No transporte para casa, somava-se o peso à vontade de se deliciar mais um pouco com a polpa refrescante das melancias. A caminhada era longa, intercalada por várias cercas e tronqueiras. De adrede combinados, ao passarmos por baixo dos alambrados e portões alternadamente deixávamos cair uma melancia de cada vez; e uma vez quebrada, o jeito era comer ali mesmo, no meio do caminho; até a próxima tronqueira, com a troca de passos, a digestão estava feita…

Todas essas artes se sucediam ou em hora matutina ou vespertina, nunca na hora da sesta, que era para o Jasy Jaterê não nos sequestrar, muito menos seduzir as minhas irmãs, apesar que eu sempre achei que ele poderia se dar mal com a Kéca…
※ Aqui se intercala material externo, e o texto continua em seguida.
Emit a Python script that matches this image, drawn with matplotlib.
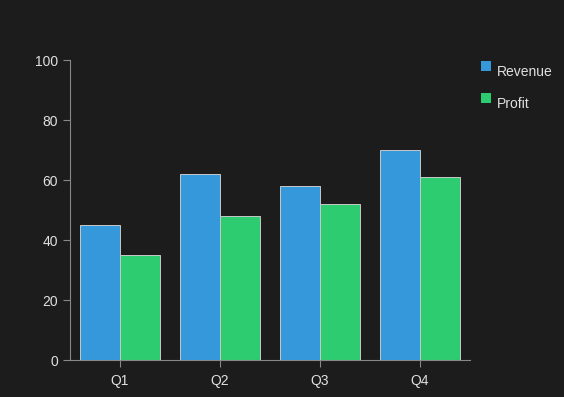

Um dia correu um boato na pequena e espalhada comunidade bellavistense. O Jasy Jaterê havia sequestrado um menino da família Garcete. Muitos dias se passaram até que o menino foi encontrado perdido no meio da mata. Ele afirmou que saiu em companhia de um amiguinho loiro, que lhe servia mel quando tinha fome. O mais estranho é que o menino retornou para casa com os pelos de um dos cílios embranquecidos. Ele apresentou na adolescência problemas mentais, que o levaram mais tarde a óbito.
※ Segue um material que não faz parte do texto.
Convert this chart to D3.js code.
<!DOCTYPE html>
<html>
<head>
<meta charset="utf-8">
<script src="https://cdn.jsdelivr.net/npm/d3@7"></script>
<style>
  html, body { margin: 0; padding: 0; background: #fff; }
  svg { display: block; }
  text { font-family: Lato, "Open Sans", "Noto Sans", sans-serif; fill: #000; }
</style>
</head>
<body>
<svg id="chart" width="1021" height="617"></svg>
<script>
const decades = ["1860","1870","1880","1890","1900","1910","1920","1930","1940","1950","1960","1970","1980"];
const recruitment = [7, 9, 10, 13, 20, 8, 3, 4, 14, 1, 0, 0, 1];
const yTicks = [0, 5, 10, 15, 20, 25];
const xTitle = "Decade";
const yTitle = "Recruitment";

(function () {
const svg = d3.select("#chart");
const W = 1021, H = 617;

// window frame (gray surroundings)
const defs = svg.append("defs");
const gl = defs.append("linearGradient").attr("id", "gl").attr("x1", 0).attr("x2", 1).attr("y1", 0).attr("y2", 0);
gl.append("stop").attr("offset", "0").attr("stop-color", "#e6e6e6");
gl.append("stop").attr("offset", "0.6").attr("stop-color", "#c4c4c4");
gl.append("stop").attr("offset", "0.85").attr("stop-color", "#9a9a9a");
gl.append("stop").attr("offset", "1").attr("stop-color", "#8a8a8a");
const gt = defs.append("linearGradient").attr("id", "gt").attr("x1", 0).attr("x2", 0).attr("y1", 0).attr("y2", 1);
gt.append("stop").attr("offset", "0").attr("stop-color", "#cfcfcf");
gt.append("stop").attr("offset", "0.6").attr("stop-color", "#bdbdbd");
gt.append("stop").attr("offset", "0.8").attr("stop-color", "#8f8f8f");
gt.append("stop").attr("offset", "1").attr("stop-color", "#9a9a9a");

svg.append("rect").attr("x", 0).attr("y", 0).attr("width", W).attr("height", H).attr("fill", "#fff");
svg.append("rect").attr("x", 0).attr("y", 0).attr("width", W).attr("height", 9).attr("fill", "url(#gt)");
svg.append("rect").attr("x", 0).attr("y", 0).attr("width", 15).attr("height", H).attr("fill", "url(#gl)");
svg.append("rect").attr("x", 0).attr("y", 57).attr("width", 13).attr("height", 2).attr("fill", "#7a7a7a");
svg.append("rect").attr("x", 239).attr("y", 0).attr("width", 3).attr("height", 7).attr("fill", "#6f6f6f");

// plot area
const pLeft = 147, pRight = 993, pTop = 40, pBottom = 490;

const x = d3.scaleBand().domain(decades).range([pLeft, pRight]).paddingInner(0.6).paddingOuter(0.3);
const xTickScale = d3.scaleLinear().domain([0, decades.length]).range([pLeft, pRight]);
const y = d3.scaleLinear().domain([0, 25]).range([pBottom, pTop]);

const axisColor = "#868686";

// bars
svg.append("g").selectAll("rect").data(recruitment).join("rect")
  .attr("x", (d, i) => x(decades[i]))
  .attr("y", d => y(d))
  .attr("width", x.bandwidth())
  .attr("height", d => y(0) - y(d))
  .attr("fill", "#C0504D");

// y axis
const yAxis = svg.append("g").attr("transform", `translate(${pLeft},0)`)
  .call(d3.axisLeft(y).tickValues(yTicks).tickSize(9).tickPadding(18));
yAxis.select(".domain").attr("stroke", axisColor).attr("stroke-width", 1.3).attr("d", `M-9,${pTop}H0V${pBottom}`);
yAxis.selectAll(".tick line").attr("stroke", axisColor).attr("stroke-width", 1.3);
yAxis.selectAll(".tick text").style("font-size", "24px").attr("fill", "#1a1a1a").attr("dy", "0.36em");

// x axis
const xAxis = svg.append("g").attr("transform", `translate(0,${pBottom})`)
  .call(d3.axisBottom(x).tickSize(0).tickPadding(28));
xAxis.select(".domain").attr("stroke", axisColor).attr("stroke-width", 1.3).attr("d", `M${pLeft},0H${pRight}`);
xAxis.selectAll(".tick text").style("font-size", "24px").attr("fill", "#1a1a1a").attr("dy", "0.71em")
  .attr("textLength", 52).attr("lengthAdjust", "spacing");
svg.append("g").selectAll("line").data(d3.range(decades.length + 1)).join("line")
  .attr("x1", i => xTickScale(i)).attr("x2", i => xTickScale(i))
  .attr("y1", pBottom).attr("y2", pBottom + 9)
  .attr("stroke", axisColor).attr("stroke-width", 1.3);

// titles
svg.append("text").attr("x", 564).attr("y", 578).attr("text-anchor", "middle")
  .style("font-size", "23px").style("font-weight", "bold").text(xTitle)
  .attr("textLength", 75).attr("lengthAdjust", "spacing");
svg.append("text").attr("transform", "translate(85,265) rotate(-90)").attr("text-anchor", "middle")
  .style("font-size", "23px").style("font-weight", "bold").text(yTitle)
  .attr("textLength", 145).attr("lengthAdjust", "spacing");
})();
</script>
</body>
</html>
Passamos um bom tempo bem comportadinhos.

Quando eu cruzava por frente da casa de madeira dos Garcete, que se mantinha sempre fechada, meus pés criavam asas, como a própria entidade da lenda, que, se dizia, voava no meio de um redemoinho.

Essa lenda, do Jasy Jaterê, da mitologia guarani foi que deu origem, no folclore branco, ao Saci Pererê. Por força da escravatura, a entidade de pele queimada de sol foi substituída por um negrinho, e os cabelos avermelhados, ruivos, por um gorro vermelho, e a passarada que o carregava em rodopio por um redemoinho.

Grande Jasy Jaterê, de muitas travessuras…

A lenda do Jasy Jaterê, bem como do Kyvy Mirim, da mitologia guarani, pode ser encontrada na minha obra “MARANGATU – dois mitos guarani”, narrativa em versos e ricamente ilustrada por Márcia Széliga (Cortez Editora, 2015). Detalhes em www.brigidoibanhes.blogspot.com.br

[1] Jasy Jaterê deu origem, no folclore branco, à lenda do Saci Pererê, com algumas adaptações promovidas pela Casa Grande para sempre depreciar os negros da Senzala.

[2] Trabuquinho – vem de trabuco, arma rudimentar que tem o cano de boca larga e assim pareciam as bocas das calças dos meninos naquele povoado.

[3] Acãhatã – literalmente “cabeça dura”, assim denominados os meninos muito bagunceiros.

[4] “Passar o tento” – tento era um chicotinho de couro usado para espantar as galinhas que adentravam pela cozinha, mas que servia também para a corretivo nas crianças.

[5] Meu pai tinha o apelido de Kéco, minha irmã mais velha era chamada de Kéca e eu era conhecido como o Kequito.

[6] Ña – dona.

[7] Paloma Riacho – pombona do córrego.

[8] Chacra – assim eram chamados na fronteira os pequenos sítios ou chácaras.

[9] Huguá – assim chamado o bairro mais afastado do centro, mais ou menos traduzido como cafundó.

[10] Tape po´í  – caminho estreito literalmente, trilheiro.